What you are asked to do:
Only the lines from the one containing "Recreate this image" down to the one containing "-- (1060, 907);" should be printed, exactly as they stand, ends included.

Entries supplied:

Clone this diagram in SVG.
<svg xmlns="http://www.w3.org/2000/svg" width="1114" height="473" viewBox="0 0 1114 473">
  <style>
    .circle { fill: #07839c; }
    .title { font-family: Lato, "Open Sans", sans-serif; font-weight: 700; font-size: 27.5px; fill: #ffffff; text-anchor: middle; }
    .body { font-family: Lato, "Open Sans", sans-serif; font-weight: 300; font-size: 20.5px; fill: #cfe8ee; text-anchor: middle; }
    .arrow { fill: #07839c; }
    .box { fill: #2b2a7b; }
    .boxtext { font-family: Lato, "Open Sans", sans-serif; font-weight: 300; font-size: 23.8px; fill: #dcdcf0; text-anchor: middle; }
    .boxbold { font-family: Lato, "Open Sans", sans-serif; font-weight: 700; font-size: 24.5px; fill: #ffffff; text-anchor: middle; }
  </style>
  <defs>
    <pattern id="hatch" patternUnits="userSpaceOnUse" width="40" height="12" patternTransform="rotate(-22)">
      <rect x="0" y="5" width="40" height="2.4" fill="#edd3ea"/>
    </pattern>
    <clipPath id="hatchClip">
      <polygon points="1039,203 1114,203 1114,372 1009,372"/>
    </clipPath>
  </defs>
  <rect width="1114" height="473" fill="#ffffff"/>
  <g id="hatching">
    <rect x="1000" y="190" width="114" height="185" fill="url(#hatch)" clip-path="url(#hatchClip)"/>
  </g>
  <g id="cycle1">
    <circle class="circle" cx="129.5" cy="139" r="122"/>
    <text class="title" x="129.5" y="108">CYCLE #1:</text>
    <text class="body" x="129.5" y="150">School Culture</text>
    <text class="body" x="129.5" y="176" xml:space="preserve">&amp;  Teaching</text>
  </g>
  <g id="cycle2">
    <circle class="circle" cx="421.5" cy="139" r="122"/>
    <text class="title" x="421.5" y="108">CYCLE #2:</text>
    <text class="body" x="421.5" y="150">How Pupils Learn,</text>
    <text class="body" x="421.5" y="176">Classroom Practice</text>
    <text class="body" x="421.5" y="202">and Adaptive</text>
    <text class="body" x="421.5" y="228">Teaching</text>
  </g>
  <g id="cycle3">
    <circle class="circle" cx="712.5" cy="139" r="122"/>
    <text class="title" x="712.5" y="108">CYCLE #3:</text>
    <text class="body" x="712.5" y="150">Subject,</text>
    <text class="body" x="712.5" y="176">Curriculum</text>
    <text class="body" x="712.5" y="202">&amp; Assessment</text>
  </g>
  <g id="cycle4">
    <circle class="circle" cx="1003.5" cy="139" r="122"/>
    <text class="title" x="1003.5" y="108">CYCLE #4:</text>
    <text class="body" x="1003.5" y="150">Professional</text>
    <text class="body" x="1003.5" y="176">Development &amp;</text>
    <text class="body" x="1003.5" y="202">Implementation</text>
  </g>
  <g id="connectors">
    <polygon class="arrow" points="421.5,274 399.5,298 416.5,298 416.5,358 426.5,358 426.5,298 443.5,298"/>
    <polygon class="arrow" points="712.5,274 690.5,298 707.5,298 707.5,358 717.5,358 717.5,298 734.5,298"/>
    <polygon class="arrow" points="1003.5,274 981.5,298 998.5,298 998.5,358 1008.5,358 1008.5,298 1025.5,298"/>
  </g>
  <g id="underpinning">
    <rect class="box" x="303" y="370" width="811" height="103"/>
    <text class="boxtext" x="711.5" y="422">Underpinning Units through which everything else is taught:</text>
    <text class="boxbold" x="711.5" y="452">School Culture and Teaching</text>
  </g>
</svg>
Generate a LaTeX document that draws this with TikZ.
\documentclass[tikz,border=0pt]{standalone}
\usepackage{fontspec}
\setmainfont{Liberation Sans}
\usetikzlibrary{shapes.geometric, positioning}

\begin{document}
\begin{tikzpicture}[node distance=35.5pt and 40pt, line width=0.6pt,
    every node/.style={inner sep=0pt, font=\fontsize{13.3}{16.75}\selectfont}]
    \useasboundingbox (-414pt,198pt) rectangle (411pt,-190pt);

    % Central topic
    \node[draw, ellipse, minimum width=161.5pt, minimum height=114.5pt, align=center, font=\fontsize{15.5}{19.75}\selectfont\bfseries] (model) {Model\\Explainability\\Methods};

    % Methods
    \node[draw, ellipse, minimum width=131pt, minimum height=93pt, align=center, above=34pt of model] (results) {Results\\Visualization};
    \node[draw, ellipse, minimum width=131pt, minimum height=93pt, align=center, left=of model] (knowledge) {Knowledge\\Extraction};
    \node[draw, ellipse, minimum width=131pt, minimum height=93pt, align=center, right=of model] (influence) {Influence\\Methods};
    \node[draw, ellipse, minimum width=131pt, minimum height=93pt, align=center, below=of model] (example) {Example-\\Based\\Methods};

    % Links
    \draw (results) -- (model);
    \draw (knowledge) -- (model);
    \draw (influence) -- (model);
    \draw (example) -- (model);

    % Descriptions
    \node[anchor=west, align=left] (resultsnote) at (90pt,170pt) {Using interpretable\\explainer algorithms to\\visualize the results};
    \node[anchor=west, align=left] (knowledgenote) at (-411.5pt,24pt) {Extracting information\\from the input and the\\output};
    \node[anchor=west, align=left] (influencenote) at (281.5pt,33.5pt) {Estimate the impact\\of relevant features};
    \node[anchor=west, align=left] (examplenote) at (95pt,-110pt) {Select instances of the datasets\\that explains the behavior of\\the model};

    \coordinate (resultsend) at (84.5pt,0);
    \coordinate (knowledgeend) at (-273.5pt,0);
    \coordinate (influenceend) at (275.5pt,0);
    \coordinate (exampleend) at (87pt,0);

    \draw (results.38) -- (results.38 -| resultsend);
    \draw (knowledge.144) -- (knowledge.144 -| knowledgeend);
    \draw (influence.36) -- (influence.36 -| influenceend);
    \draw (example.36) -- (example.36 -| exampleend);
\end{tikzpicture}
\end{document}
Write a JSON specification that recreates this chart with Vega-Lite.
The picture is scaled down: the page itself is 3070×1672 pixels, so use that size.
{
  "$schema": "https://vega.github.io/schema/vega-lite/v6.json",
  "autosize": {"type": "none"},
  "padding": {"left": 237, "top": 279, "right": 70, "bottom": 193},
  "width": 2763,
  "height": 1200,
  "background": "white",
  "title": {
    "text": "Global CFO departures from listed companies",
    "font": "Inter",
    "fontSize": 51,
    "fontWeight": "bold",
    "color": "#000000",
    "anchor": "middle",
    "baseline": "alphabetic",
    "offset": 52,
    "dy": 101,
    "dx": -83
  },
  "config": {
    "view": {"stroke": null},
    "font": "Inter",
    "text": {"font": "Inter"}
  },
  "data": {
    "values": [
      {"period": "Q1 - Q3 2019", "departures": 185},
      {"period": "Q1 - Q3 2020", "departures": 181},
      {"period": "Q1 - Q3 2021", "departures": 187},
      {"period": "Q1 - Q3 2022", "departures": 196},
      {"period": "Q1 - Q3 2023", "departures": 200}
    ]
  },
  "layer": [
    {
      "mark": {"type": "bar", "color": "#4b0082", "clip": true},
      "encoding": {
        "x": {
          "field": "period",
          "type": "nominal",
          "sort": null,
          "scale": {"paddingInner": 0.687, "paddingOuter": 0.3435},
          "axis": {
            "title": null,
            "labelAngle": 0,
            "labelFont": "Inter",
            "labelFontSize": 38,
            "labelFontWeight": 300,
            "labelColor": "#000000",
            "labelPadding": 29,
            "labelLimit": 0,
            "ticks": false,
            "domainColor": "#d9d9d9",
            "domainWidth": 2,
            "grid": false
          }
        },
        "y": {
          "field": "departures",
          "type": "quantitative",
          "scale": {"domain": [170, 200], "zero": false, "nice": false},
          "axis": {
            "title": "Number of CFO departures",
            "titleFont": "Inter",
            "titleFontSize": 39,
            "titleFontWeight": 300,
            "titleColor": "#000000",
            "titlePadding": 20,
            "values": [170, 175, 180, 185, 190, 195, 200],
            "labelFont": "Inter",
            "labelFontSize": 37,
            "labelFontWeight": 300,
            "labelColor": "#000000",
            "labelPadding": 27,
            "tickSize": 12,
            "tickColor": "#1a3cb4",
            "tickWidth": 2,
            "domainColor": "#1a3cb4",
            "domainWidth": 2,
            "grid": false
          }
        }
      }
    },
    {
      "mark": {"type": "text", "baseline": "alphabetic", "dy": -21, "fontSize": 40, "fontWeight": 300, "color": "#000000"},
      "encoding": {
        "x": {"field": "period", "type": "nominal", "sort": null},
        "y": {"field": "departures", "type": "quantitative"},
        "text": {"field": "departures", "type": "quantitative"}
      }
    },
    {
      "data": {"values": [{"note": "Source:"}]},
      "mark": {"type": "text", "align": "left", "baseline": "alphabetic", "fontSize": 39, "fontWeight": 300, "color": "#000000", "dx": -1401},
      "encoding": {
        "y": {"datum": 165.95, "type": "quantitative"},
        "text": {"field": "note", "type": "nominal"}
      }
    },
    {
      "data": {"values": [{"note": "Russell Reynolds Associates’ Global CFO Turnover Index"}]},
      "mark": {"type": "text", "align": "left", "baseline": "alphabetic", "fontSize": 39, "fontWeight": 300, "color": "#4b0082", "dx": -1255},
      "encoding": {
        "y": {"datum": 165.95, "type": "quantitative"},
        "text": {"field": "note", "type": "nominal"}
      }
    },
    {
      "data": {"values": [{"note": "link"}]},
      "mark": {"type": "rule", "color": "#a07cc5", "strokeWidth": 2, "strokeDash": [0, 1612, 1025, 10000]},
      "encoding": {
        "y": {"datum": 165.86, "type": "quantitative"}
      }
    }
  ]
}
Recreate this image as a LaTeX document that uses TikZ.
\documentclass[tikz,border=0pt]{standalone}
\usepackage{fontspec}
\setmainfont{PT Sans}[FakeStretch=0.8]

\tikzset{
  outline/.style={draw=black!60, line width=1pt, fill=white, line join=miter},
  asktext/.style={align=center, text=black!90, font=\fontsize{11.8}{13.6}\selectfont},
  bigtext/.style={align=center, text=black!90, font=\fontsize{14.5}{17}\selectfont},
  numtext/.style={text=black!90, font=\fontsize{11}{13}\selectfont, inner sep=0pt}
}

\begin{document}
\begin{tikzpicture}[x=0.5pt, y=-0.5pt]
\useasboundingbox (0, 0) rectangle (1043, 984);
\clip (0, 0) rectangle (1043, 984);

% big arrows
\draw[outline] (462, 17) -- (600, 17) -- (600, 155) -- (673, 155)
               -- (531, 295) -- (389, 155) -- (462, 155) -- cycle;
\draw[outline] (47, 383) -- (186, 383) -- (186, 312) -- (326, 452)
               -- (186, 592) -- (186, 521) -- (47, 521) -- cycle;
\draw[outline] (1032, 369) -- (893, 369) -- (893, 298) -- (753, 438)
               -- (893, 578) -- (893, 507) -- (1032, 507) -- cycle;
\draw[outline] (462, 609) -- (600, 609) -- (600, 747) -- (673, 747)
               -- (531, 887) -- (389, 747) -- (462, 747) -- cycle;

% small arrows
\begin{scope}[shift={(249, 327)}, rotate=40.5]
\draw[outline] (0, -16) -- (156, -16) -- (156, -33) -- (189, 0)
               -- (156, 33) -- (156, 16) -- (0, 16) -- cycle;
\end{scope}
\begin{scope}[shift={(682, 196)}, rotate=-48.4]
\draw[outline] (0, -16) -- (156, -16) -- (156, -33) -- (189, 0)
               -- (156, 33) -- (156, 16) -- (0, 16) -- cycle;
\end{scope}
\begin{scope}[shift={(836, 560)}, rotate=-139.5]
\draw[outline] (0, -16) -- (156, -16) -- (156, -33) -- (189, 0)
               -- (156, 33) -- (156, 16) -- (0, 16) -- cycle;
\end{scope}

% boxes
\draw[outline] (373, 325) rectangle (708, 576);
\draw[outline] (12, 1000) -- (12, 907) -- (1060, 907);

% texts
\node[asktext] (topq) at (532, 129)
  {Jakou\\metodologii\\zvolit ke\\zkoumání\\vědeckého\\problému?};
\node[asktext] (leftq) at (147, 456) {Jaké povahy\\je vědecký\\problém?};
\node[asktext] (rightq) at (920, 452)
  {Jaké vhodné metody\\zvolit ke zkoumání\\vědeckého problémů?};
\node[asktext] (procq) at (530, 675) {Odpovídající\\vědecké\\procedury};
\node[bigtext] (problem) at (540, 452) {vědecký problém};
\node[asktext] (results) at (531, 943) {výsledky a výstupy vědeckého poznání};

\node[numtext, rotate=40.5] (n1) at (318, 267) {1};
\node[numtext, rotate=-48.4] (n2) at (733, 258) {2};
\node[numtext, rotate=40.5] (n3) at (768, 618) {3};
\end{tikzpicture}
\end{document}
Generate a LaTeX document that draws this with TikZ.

Correct result:
Recreate this image as a LaTeX document that uses TikZ.
\documentclass[tikz,border=0pt]{standalone}
\usepackage{fontspec}
\setmainfont{PT Sans}[FakeStretch=0.8]

\tikzset{
  outline/.style={draw=black!60, line width=1pt, fill=white, line join=miter},
  asktext/.style={align=center, text=black!90, font=\fontsize{11.8}{13.6}\selectfont},
  bigtext/.style={align=center, text=black!90, font=\fontsize{14.5}{17}\selectfont},
  numtext/.style={text=black!90, font=\fontsize{11}{13}\selectfont, inner sep=0pt}
}

\begin{document}
\begin{tikzpicture}[x=0.5pt, y=-0.5pt]
\useasboundingbox (0, 0) rectangle (1043, 984);
\clip (0, 0) rectangle (1043, 984);

% big arrows
\draw[outline] (462, 17) -- (600, 17) -- (600, 155) -- (673, 155)
               -- (531, 295) -- (389, 155) -- (462, 155) -- cycle;
\draw[outline] (47, 383) -- (186, 383) -- (186, 312) -- (326, 452)
               -- (186, 592) -- (186, 521) -- (47, 521) -- cycle;
\draw[outline] (1032, 369) -- (893, 369) -- (893, 298) -- (753, 438)
               -- (893, 578) -- (893, 507) -- (1032, 507) -- cycle;
\draw[outline] (462, 609) -- (600, 609) -- (600, 747) -- (673, 747)
               -- (531, 887) -- (389, 747) -- (462, 747) -- cycle;

% small arrows
\begin{scope}[shift={(249, 327)}, rotate=40.5]
\draw[outline] (0, -16) -- (156, -16) -- (156, -33) -- (189, 0)
               -- (156, 33) -- (156, 16) -- (0, 16) -- cycle;
\end{scope}
\begin{scope}[shift={(682, 196)}, rotate=-48.4]
\draw[outline] (0, -16) -- (156, -16) -- (156, -33) -- (189, 0)
               -- (156, 33) -- (156, 16) -- (0, 16) -- cycle;
\end{scope}
\begin{scope}[shift={(836, 560)}, rotate=-139.5]
\draw[outline] (0, -16) -- (156, -16) -- (156, -33) -- (189, 0)
               -- (156, 33) -- (156, 16) -- (0, 16) -- cycle;
\end{scope}

% boxes
\draw[outline] (373, 325) rectangle (708, 576);
\draw[outline] (12, 1000) -- (12, 907) -- (1060, 907);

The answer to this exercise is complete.